## Description of the task
Report every line from the material that contains the word "this".

## Source material
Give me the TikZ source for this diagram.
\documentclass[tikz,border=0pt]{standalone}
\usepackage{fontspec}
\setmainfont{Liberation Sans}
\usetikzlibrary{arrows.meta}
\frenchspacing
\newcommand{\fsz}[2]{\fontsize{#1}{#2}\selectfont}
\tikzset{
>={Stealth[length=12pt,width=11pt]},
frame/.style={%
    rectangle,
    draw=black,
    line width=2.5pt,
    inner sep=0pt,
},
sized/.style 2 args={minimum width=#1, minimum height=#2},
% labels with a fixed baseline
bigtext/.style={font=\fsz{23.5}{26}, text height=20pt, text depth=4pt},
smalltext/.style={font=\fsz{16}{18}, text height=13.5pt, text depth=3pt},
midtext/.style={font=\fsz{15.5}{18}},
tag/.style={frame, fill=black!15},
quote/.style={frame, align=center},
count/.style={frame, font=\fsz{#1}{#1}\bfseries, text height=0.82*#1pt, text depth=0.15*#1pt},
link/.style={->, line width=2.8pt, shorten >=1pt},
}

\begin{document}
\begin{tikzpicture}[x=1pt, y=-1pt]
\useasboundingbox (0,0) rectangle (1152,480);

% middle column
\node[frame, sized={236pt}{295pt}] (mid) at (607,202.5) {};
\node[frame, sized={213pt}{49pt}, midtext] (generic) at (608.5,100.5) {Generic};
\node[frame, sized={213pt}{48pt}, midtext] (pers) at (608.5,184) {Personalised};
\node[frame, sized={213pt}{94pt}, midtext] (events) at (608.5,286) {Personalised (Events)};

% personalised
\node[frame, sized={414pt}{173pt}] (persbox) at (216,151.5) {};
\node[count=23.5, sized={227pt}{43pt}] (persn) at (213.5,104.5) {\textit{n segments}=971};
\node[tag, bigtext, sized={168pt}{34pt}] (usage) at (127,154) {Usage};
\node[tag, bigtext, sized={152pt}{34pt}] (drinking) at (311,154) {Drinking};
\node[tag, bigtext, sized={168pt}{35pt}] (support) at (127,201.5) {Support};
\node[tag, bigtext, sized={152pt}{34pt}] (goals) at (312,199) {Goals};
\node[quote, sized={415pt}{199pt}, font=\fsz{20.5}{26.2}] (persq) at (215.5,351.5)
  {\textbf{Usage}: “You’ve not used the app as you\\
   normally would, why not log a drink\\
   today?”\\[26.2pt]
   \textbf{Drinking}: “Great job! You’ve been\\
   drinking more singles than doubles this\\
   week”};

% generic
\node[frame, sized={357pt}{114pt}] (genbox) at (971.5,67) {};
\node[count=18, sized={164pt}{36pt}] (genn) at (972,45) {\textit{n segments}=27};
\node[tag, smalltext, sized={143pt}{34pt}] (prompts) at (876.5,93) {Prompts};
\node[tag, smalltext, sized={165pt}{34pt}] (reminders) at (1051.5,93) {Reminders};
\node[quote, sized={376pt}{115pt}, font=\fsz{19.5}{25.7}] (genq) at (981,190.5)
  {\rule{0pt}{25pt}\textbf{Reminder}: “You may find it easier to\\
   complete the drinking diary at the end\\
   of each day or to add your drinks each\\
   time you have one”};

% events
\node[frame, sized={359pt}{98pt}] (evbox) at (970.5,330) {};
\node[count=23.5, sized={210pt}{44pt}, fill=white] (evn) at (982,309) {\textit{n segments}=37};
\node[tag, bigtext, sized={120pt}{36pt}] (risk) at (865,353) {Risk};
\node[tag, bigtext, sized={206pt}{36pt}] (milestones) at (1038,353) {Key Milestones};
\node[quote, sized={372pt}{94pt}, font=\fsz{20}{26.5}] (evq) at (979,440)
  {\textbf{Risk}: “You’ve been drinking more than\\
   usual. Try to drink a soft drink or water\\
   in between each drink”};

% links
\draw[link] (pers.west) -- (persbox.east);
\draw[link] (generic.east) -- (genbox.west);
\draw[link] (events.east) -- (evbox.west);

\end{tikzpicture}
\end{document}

## Expected answer
Give me the TikZ source for this diagram.
   drinking more singles than doubles this\\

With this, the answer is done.